Past trade remedies have sharply divided the US solar industry, which is dominated by installers and developers who rely on cheap imports to keep their project costs low.
The top US solar trade group, the Solar Energy Industries Association, lobbied for the bifacial exemption. SEIA was not immediately available for comment.
Biden administration officials, including Treasury Secretary Janet Yellen and US Trade Representative Katherine Tai, in recent weeks have said the US is evaluating trade remedies to deal with threats posed by China’s massive investment in factory capacity for clean energy goods.
Qcells, which has two factories in Georgia, is the largest US producer of silicon-based solar products.
In its petition, a copy of which was seen by Reuters, the company asked Biden to revoke an exemption of so-called bifacial panels from duties first imposed by Republican former President Donald Trump in 2018 and extended by Biden, a Democrat, in 2022.
The tariffs on imported modules started at 30% and currently stand at 14.25%. They are due to expire in 2026.
Biden’s Tariffs Waiver
Most panel imports come from Southeast Asia but are made by Chinese companies there.
The US imposed duties on some panel makers for finishing their products in Cambodia, Malaysia, Thailand and Vietnam to avoid tariffs on Chinese-made goods. Biden waived those tariffs nearly two years ago, a policy that the White House said it will allow to expire in June.
“We’re continuing to look at all of our options to ensure that the historic investments spurred by the Inflation Reduction Act are successful,” a White House official said. “Our companies and workers can compete with anyone, but they need a level playing field.”

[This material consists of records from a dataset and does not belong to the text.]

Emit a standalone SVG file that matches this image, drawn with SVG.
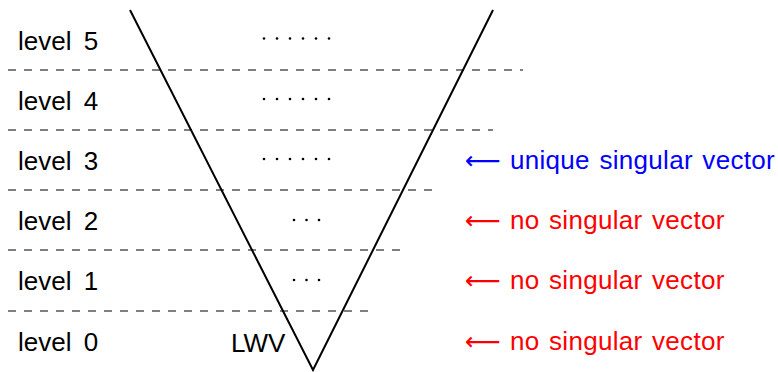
<svg xmlns="http://www.w3.org/2000/svg" width="778" height="372" viewBox="0 0 778 372">
<style>
text{font-family:"Liberation Sans","DejaVu Sans",sans-serif;font-size:26px;word-spacing:5px;fill:#000}
.note{word-spacing:2px;letter-spacing:0.3px}
.dash{stroke:#555;stroke-width:1.3;stroke-dasharray:8 8;fill:none}
.arr{font-family:"DejaVu Sans",sans-serif;font-size:25px;letter-spacing:0}
.blue{fill:#0000ff}
.red{fill:#ff0000}
</style>
<rect width="778" height="372" fill="#fff"/>
<g id="connectors">
<line class="dash" x1="8" y1="70" x2="523" y2="70"/>
<line class="dash" x1="8" y1="130" x2="493" y2="130"/>
<line class="dash" x1="8" y1="190" x2="432" y2="190"/>
<line class="dash" x1="8" y1="250" x2="400" y2="250"/>
<line class="dash" x1="8" y1="311" x2="369" y2="311"/>
<polyline points="130,10 313,370 493,10" fill="none" stroke="#000" stroke-width="2"/>
</g>
<g id="level5"><text x="18" y="50">level 5</text></g>
<g id="level4"><text x="18" y="110">level 4</text></g>
<g id="level3"><text x="18" y="170">level 3</text></g>
<g id="level2"><text x="18" y="230">level 2</text></g>
<g id="level1"><text x="18" y="290">level 1</text></g>
<g id="level0"><text x="18" y="351">level 0</text></g>
<g id="dots">
<g fill="#000">
<circle cx="264" cy="38.5" r="1.3"/><circle cx="277" cy="38.5" r="1.3"/><circle cx="290" cy="38.5" r="1.3"/><circle cx="303" cy="38.5" r="1.3"/><circle cx="316" cy="38.5" r="1.3"/><circle cx="329" cy="38.5" r="1.3"/>
<circle cx="264" cy="99" r="1.3"/><circle cx="277" cy="99" r="1.3"/><circle cx="290" cy="99" r="1.3"/><circle cx="303" cy="99" r="1.3"/><circle cx="316" cy="99" r="1.3"/><circle cx="329" cy="99" r="1.3"/>
<circle cx="264" cy="159" r="1.3"/><circle cx="277" cy="159" r="1.3"/><circle cx="290" cy="159" r="1.3"/><circle cx="303" cy="159" r="1.3"/><circle cx="316" cy="159" r="1.3"/><circle cx="329" cy="159" r="1.3"/>
<circle cx="294" cy="220" r="1.3"/><circle cx="306.5" cy="220" r="1.3"/><circle cx="319" cy="220" r="1.3"/>
<circle cx="294" cy="280" r="1.3"/><circle cx="306.5" cy="280" r="1.3"/><circle cx="319" cy="280" r="1.3"/>
</g>
</g>
<g id="lwv"><text x="231" y="352">LWV</text></g>
<g id="note3"><text class="blue note" y="169"><tspan class="arr blue" x="465">⟵</tspan><tspan x="510">unique singular vector</tspan></text></g>
<g id="note2"><text class="red note" y="229"><tspan class="arr red" x="465">⟵</tspan><tspan x="510">no singular vector</tspan></text></g>
<g id="note1"><text class="red note" y="289"><tspan class="arr red" x="465">⟵</tspan><tspan x="510">no singular vector</tspan></text></g>
<g id="note0"><text class="red note" y="350"><tspan class="arr red" x="465">⟵</tspan><tspan x="510">no singular vector</tspan></text></g>
</svg>
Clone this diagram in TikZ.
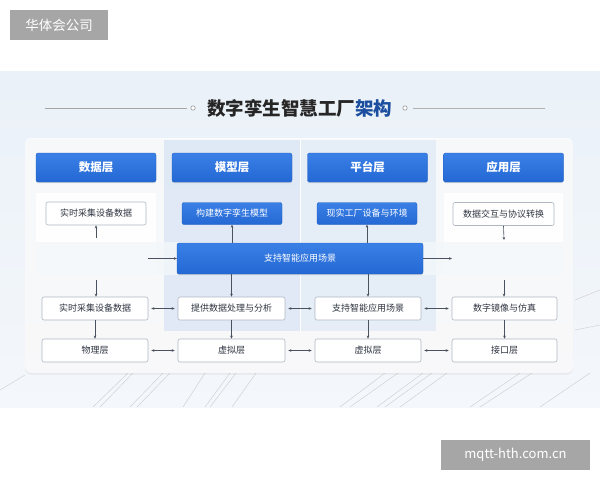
\documentclass[tikz,border=0pt]{standalone}
\usepackage{fontspec}
\setmainfont{Noto Sans CJK SC}
\usetikzlibrary{arrows.meta,shadows}
\definecolor{hblue}{HTML}{2468D4}
\definecolor{hblueT}{HTML}{3A80E6}
\definecolor{tblue}{HTML}{1B4E9E}
\definecolor{bgA}{HTML}{EAF1F8}
\definecolor{bgB}{HTML}{F4F7FB}
\definecolor{colhl}{HTML}{DCE7F5}
\definecolor{boxline}{HTML}{AEB7C2}
\definecolor{txt}{HTML}{2E3440}
\definecolor{arr}{HTML}{4A5260}
\definecolor{wm}{HTML}{A6A6A6}
\tikzset{
  hdr/.style={rectangle, rounded corners=2pt, top color=hblueT, bottom color=hblue, draw=hblue!90!black, line width=0.3pt,
     minimum width=120pt, minimum height=29pt, text=white, font=\fontsize{11.5}{12}\selectfont\bfseries, inner sep=0pt,
     drop shadow={shadow xshift=0pt, shadow yshift=-1.2pt, opacity=0.25}},
  wbox/.style={rectangle, rounded corners=2pt, fill=white, draw=boxline, line width=0.6pt,
     minimum width=#1, minimum height=23pt, text=txt, font=\fontsize{9}{10}\selectfont, inner sep=0pt},
  bbox/.style={rectangle, rounded corners=2pt, top color=hblueT, bottom color=hblue, draw=hblue!90!black, line width=0.3pt,
     minimum width=#1, minimum height=22pt, text=white, font=\fontsize{9}{10}\selectfont, inner sep=0pt},
  conn/.style={draw=arr, line width=0.6pt, -{Stealth[length=3pt,width=2.6pt]}},
  dconn/.style={draw=arr, line width=0.6pt, {Stealth[length=3pt,width=2.6pt]}-{Stealth[length=3pt,width=2.6pt]}, shorten >=3pt, shorten <=3pt},
  wmark/.style={rectangle, fill=wm, text=white, inner sep=0pt},
  floor/.style={draw=gray!35, line width=0.5pt}
}
\begin{document}
\begin{tikzpicture}[x=1pt,y=-1pt]
\useasboundingbox (0,0) rectangle (600,480);
\fill[white] (0,0) rectangle (600,480);
% background image area
\shade[top color=bgA, bottom color=bgB] (0,71) rectangle (600,407);
% floor lines
\foreach \a/\b in {93/128,100/133,130/163,137/170,183/205,205/230,210/236,232/256,340/385,350/398,377/423,385/432,400/447,470/520,480/532,540/590}{
  \draw[floor] (\b,373) -- (\a,407);
}
\draw[floor] (0,390) -- (25,375);
\draw[floor] (575,300) -- (600,290);
\draw[floor] (575,330) -- (600,325);
% title decoration
\draw[gray!70, line width=0.8pt] (45,108) -- (187,108);
\draw[gray!60, line width=0.8pt] (413,108) -- (545,108);
\draw[gray!80, line width=0.6pt, fill=white] (193,108) circle (2.2pt);
\draw[gray!80, line width=0.6pt, fill=white] (405,108) circle (2.2pt);
\node[font=\fontsize{18.5}{20}\selectfont\bfseries, text=black!85, inner sep=0pt] (title) at (299.5,108) {数字孪生智慧工厂\textcolor{tblue}{架构}};
% main panel
\fill[white, opacity=0.75, rounded corners=6pt, drop shadow={shadow xshift=0pt, shadow yshift=-1.5pt, opacity=0.12}] (25,138) rectangle (573,373);
% column highlights
\fill[colhl, opacity=0.85] (164,140) rectangle (300,331);
\fill[colhl!80, opacity=0.85] (300,140) rectangle (436,331);
\draw[white, line width=0.8pt] (300,140) -- (300,331);
% sub panels
\fill[white!97!bgA] (36,193) rectangle (156,275);
\fill[white!97!bgA] (444,193) rectangle (563,275);
\fill[bgA!60, opacity=0.8] (36,242) rectangle (563,275);
% headers
\node[hdr] (h1) at (96,167.5) {数据层};
\node[hdr] (h2) at (232,167.5) {模型层};
\node[hdr] (h3) at (367.5,167.5) {平台层};
\node[hdr] (h4) at (503.5,167.5) {应用层};
% row 2
\node[wbox=100pt] (a2) at (96,213.5) {实时采集设备数据};
\node[bbox=100pt] (b2) at (232,213.5) {构建数字孪生模型};
\node[bbox=100pt] (c2) at (367,213.5) {现实工厂设备与环境};
\node[wbox=101pt] (d2) at (503.5,214) {数据交互与协议转换};
% bar
\node[rectangle, rounded corners=2pt, top color=hblueT, bottom color=hblue, draw=hblue!90!black, line width=0.3pt,
  minimum width=246pt, minimum height=31pt, text=white, font=\fontsize{9}{10}\selectfont, inner sep=0pt,
  drop shadow={shadow xshift=0pt, shadow yshift=-1.2pt, opacity=0.25}] (bar) at (300,258.5) {支持智能应用场景};
% rows 3 and 4
\node[wbox=106pt] (a3) at (95,308.5) {实时采集设备数据};
\node[wbox=107pt] (b3) at (231.5,308.5) {提供数据处理与分析};
\node[wbox=106pt] (c3) at (368,308.5) {支持智能应用场景};
\node[wbox=105pt] (d3) at (504.5,308.5) {数字镜像与仿真};
\node[wbox=106pt] (a4) at (95,350.5) {物理层};
\node[wbox=107pt] (b4) at (231.5,350.5) {虚拟层};
\node[wbox=106pt] (c4) at (368,350.5) {虚拟层};
\node[wbox=105pt] (d4) at (504.5,350.5) {接口层};
% free ends
\coordinate (lin) at (148,258.5);
\coordinate (rout) at (452,258.5);
\coordinate (aup) at (96,238);
\coordinate (ddn) at (504,240);
\coordinate (adn) at (96,280);
\coordinate (ddn2) at (504,280);
% connectors
\draw[conn] (lin) -- (bar.west);
\draw[conn] (bar.east) -- (rout);
\draw[conn] (aup) -- (a2.south);
\draw[conn] (bar.north -| b2) -- (b2.south);
\draw[conn] (bar.north -| c2) -- (c2.south);
\draw[conn] (d2.south) -- (ddn);
\draw[conn] (adn) -- (adn |- a3.north);
\draw[conn] (bar.south -| b3) -- (b3.north);
\draw[conn] (bar.south -| c3) -- (c3.north);
\draw[conn] (ddn2) -- (ddn2 |- d3.north);
\draw[conn] (a3.south) -- (a4.north);
\draw[conn] (b3.south) -- (b4.north);
\draw[conn] (c3.south) -- (c4.north);
\draw[conn] (d3.south) -- (d4.north);
\draw[dconn] (a3.east) -- (b3.west);
\draw[dconn] (b3.east) -- (c3.west);
\draw[dconn] (c3.east) -- (d3.west);
\draw[dconn] (a4.east) -- (b4.west);
\draw[dconn] (b4.east) -- (c4.west);
\draw[dconn] (c4.east) -- (d4.west);
% watermarks
\node[wmark, minimum width=98pt, minimum height=30pt, font=\fontsize{13.5}{14}\selectfont] (wm1) at (59,25) {华体会公司};
\node[wmark, minimum width=149pt, minimum height=30pt, font=\fontsize{13}{14}\selectfont] (wm2) at (515.5,455) {mqtt-hth.com.cn};
\end{tikzpicture}
\end{document}
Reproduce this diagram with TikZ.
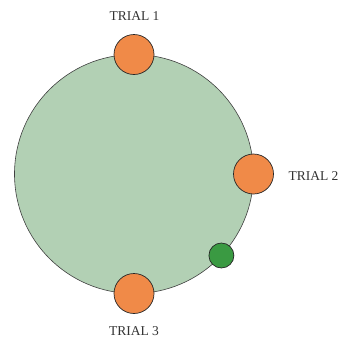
\documentclass[tikz,border=0pt]{standalone}
\usepackage{fontspec}
\setmainfont{Liberation Serif}
\usetikzlibrary{positioning}
\definecolor{sage}{RGB}{178,208,180}
\definecolor{trialorange}{RGB}{240,138,72}
\definecolor{dotgreen}{RGB}{58,154,66}
\tikzset{
  ring/.style={circle, draw=black!75, fill=sage, line width=0.6pt, minimum size=239pt, inner sep=0pt},
  trial/.style={circle, draw=black!85, fill=trialorange, line width=0.7pt, minimum size=40pt, inner sep=0pt},
  marker/.style={circle, draw=black!85, fill=dotgreen, line width=0.7pt, minimum size=25pt, inner sep=0pt},
  tlabel/.style={font=\fontsize{13.5}{15}\selectfont, inner sep=0pt, text=black!80}
}
\begin{document}
\begin{tikzpicture}[x=1pt, y=-1pt]
    \useasboundingbox (0,0) rectangle (342,338);

    % coordinates to be reused
    \coordinate (O) at (134,174);
    \coordinate (P1) at (134,54.5);
    \coordinate (P2) at (253.5,174);
    \coordinate (P3) at (134,293.5);
    \coordinate (G) at (221.4,255.5);

    % draw figure
    \node [ring] (ring) at (O) {};
    \node [trial] (t1) at (P1) {};
    \node [trial] (t2) at (P2) {};
    \node [trial] (t3) at (P3) {};
    \node [marker] (g) at (G) {};

    % add labels
    \node [tlabel, anchor=base] (l1) at (134.5,20.3) {TRIAL 1};
    \node [tlabel, anchor=base west] (l2) at (288.3,180.2) {TRIAL 2};
    \node [tlabel, anchor=base] (l3) at (134,335.3) {TRIAL 3};
\end{tikzpicture}
\end{document}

Bifacial panels can generate electricity on both sides. The technology was nascent when the tariffs were first imposed but now accounts for 98% of imported modules, according to the petition.
The action is needed, Qcells said in the petition, to preserve the many plans for new US solar manufacturing capacity that have been unleashed by incentives contained in the IRA.
“Despite these positive trends, there is growing evidence that negative market conditions caused by surging imports of bifacial modules are causing several companies to rethink their plans to invest in the US,” the petition said.
Qcells’ request is supported by seven other solar manufacturers with US factories – First Solar, Heliene, Suniva, Silfab, Crossroads Solar, Mission Solar and Auxin Solar – according to the petition documents.
Georgia US Senators Jon Ossoff and Raphael Warnock, both Democrats, have also advocated for elimination of the bifacial exemption.